**Task directions**:
Reproduce exactly the lines below, from the first one through the line containing "import plotly.graph_objects as go", and omit any pictures.

**Data block**:
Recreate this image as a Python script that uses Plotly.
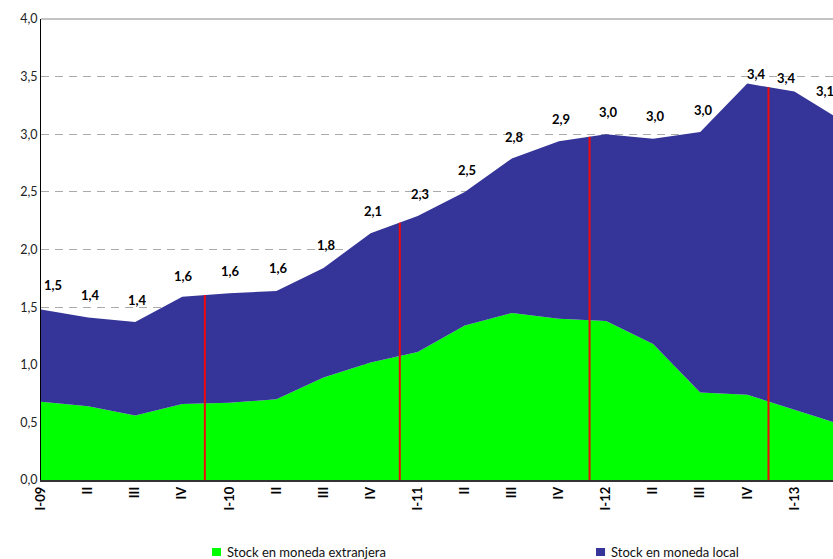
import numpy as np
import plotly.graph_objects as go

# Quarter labels (18 quarters; the last one falls past the visible edge)
quarters = ["I-09", "II", "III", "IV", "I-10", "II", "III", "IV",
            "I-11", "II", "III", "IV", "I-12", "II", "III", "IV", "I-13", "II"]
foreign = [0.68, 0.64, 0.56, 0.66, 0.67, 0.70, 0.89, 1.02, 1.11, 1.34,
           1.45, 1.40, 1.38, 1.18, 0.76, 0.74, 0.61, 0.48]
local = [0.80, 0.77, 0.81, 0.93, 0.95, 0.94, 0.95, 1.12, 1.18, 1.16,
         1.34, 1.54, 1.62, 1.78, 2.26, 2.70, 2.76, 2.64]
# Red marker lines (position in quarter units)
red_marks = [3.48, 7.62, 11.65, 15.45]

X_MAX = 16.82  # visible part of the time axis
x = list(range(len(quarters)))
totals = [round(a + b, 2) for a, b in zip(foreign, local)]

GREEN = "#00ff00"
BLUE = "#343499"
FONT = "Lato, 'Open Sans', sans-serif"

fig = go.Figure()
fig.add_trace(go.Scatter(x=x, y=foreign, stackgroup="s", mode="none",
                         fillcolor=GREEN, name="Stock en moneda extranjera",
                         showlegend=False, hoverinfo="skip"))
fig.add_trace(go.Scatter(x=x, y=local, stackgroup="s", mode="none",
                         fillcolor=BLUE, name="Stock en moneda local",
                         showlegend=False, hoverinfo="skip"))

# red vertical lines from the base to the top of the area
for m in red_marks:
    top = float(np.interp(m, x, totals))
    fig.add_shape(type="line", x0=m, x1=m, y0=-0.02, y1=top, xref="x", yref="y",
                  line=dict(color="#f00a0a", width=2), layer="above")

# top line of the plot
fig.add_shape(type="line", x0=0, x1=1, y0=1, y1=1, xref="paper", yref="paper",
              line=dict(color="#888888", width=1))

# value labels
yshifts = [24, 23, 22, 21, 22, 23, 23, 22, 22, 22, 21, 22, 22, 23, 22, 10, 14, 24]
xshifts = [12, 2, 2, 1, 1, 2, 3, 2, 2, 2, 3, 2, 2, 2, 3, 9, -8, -7]
for i, v in enumerate(totals):
    xi = min(i, X_MAX - 0.02)
    yi = float(np.interp(xi, x, totals)) if i > X_MAX else v
    fig.add_annotation(x=xi, y=yi, text=f"<b>{v:.1f}</b>".replace(".", ","),
                       showarrow=False, yshift=yshifts[i], xshift=xshifts[i],
                       font=dict(family=FONT, size=13, color="#000000"))

# legend built from annotations and swatches
legend_items = [("Stock en moneda extranjera", GREEN, 0.2159),
                ("Stock en moneda local", BLUE, 0.7008)]
for name, col, lx in legend_items:
    fig.add_shape(type="rect", xref="paper", yref="paper",
                  x0=lx, x1=lx + 0.0114, y0=-0.1649, y1=-0.1475,
                  fillcolor=col, line=dict(width=0))
    fig.add_annotation(xref="paper", yref="paper", x=lx + 0.0165, y=-0.156,
                       xanchor="left", yanchor="middle", showarrow=False,
                       text=name, font=dict(family=FONT, size=13, color="#111111"))

fig.update_layout(
    width=833, height=559,
    margin=dict(l=41, r=0, t=19, b=79),
    paper_bgcolor="white", plot_bgcolor="white",
    separators=",.",
    showlegend=False,
    xaxis=dict(range=[0, X_MAX], tickvals=x, ticktext=[f"<b>{q}</b>" for q in quarters],
               tickangle=-90, showgrid=False, zeroline=False,
               showline=True, linecolor="#333333", linewidth=1.5,
               ticks="", tickfont=dict(family=FONT, size=13, color="#000000")),
    yaxis=dict(range=[0, 4], dtick=0.5, tickformat=".1f",
               showgrid=True, gridcolor="#aaaaaa", griddash="8px,6px", gridwidth=1,
               zeroline=False, showline=True, linecolor="#000000", linewidth=1,
               ticks="", ticklen=0,
               tickfont=dict(family=FONT, size=12.5, color="#222222")),
)

fig.write_html("out.html",
               config={"displayModeBar": False, "staticPlot": True},
               post_script="document.body.style.margin='0';"
                           "document.body.style.overflow='hidden';")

**Solution below**:
Recreate this image as a Python script that uses Plotly.
import numpy as np
import plotly.graph_objects as go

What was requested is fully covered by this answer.